Social justice, and by extension, social activism, is a central part of the UU ethos, and so many of our programs and activities are oriented around acting on behalf of our principles. Rooted in the optimism of early Americans to make a new kind of society, there is a core of optimism in the social justice work that UUs do, because we refuse to accept that the world CAN’T be made better.

Even so, I think there is another dimension to how we think about HOW we do social justice work that we and other UU congregations can be thinking about. And it has everything to do with the kind of community we are and how being is a kind of work––a task that is accomplished in the world. We don’t usually think of “being” as a kind of activism, a kind of action. But if you look in any dictionary, you’ll find that “to be” is a verb. And so “being” in a certain way around a certain set of ideals––that is a kind of activism too, and an important one because of how we get to let our ideals guide our way.

Taking on the difficult task of being––and being in a certain way, like the way in which UUs seek to embody a “beloved community”–– is worth the while though, because doing so can allow us to do things that working on the front lines of social justice can’t. (That goes vice versa too –– justice in action and justice in being are two sides of the same coin, and both are crucial.) But consider that even if you are as successful as you could ever hope to be around a particular issue or policy having to do with social justice, you can never do more than to redress the world that is. You can make our society better. You can make our justice system more just. And those are absolute wins. But, on the other hand, you can’t, by doing that work, imagine a new society altogether or describe justice except as an alternative to the unjust system you are working against.

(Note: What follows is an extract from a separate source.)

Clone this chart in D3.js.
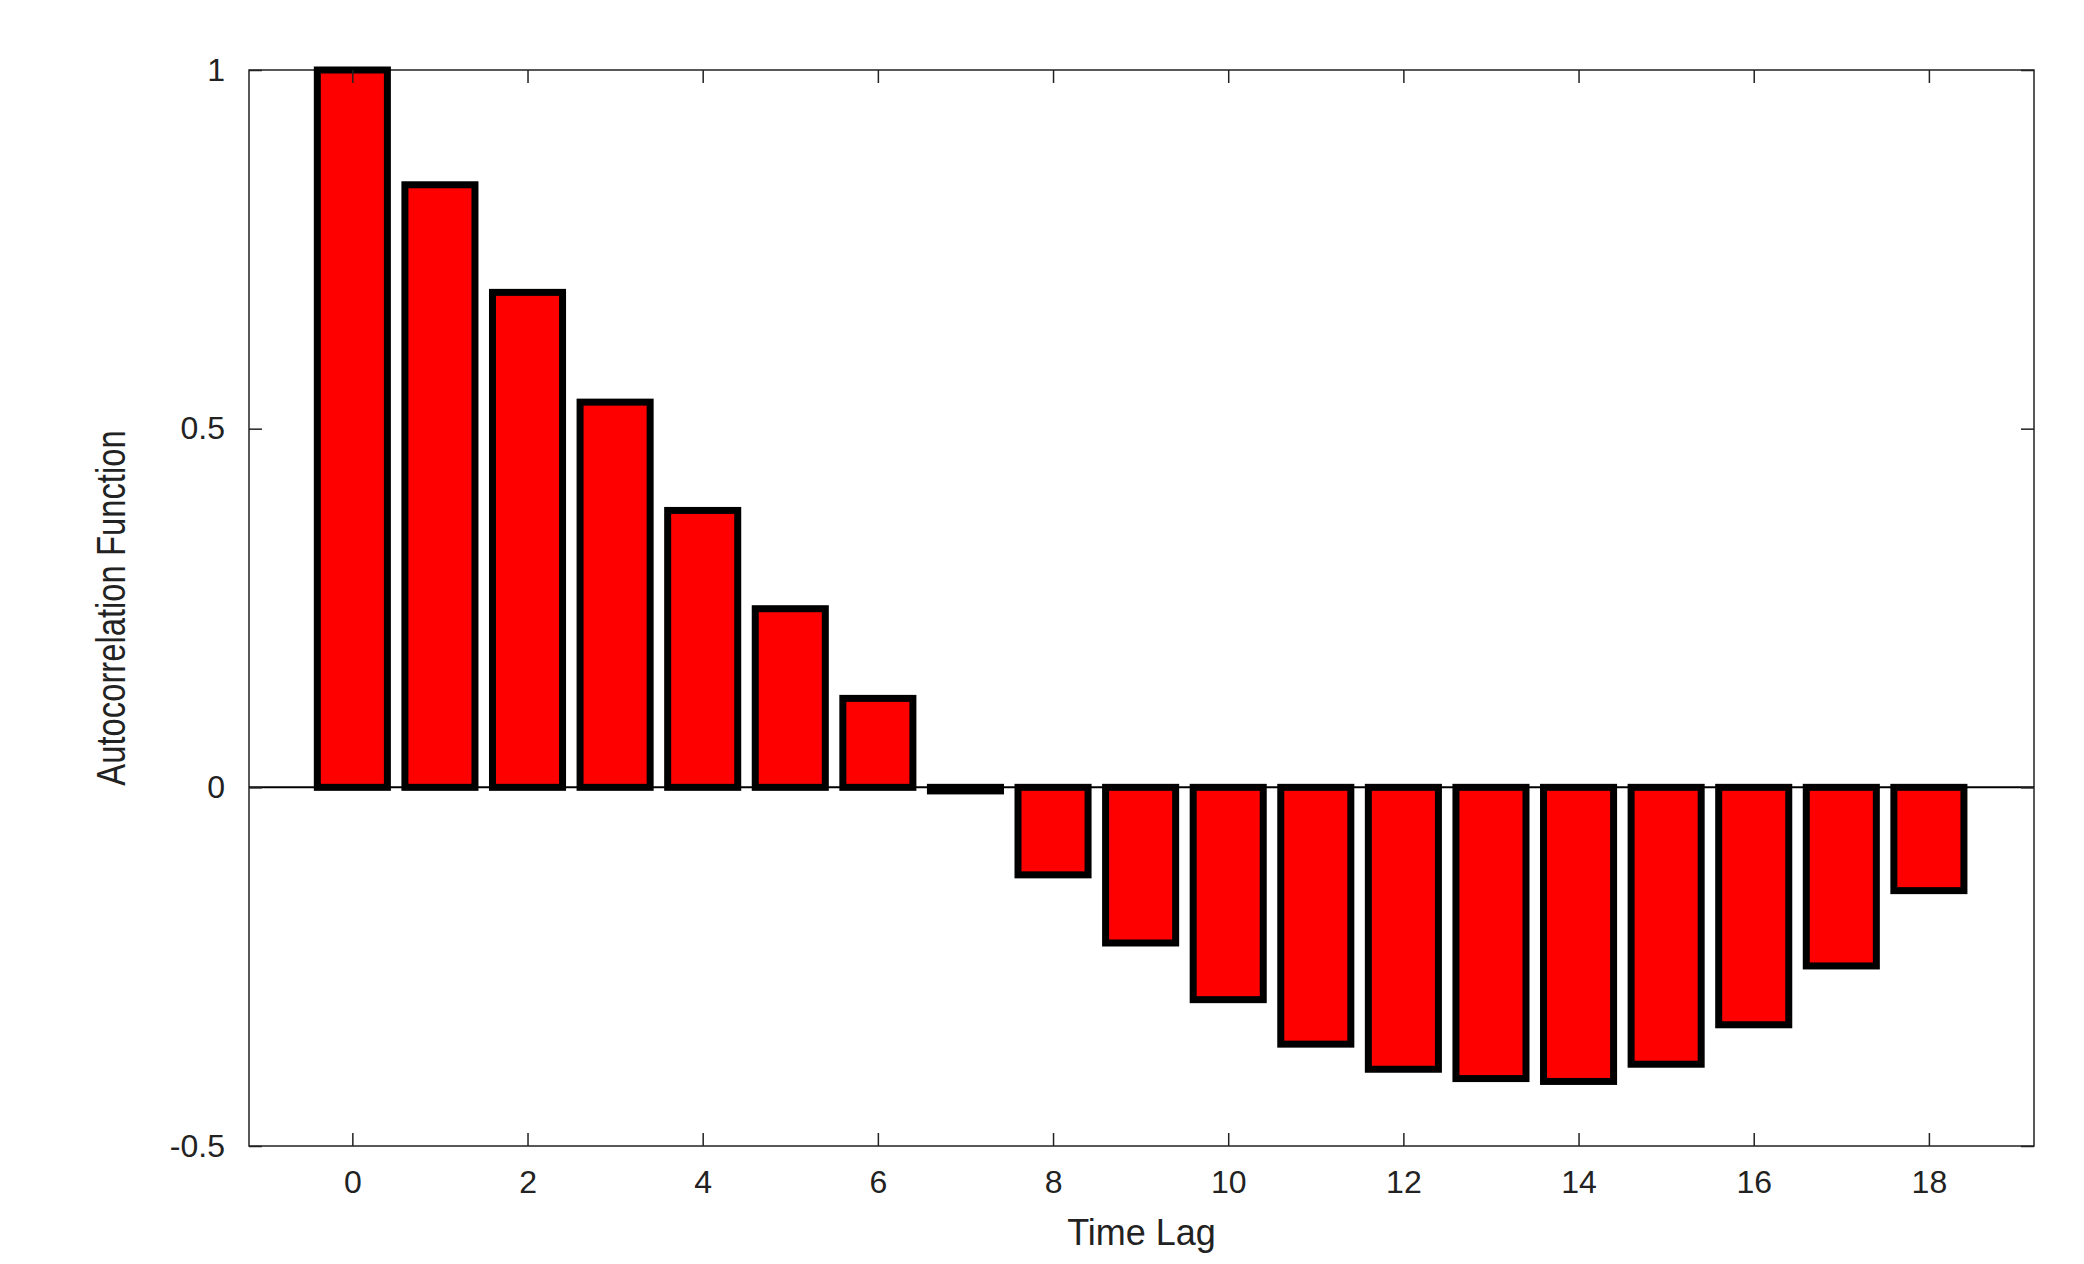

Activism and community life are both crucial. But it is important that we not lose sight of the fact that, even when the world feels like it is teetering on the edge, bringing a beloved community into being that can spin out hope and imagine justice and live out beloved-ness is an act of social revolution. It is the deeper resources of the struggle to make a world that is better than the one we have, because it reminds us that we can make a world that is premised on more than power and wealth and the perverse incentives of hierarchies. The difficult task of being UUCC––and a UUCC that lives up to its ideals, and struggles to make them central in all we do––is also an important task. And as we all, I hope, act out and work toward doing better, I hope we also recognize how important it is that we also be people who seek to do better.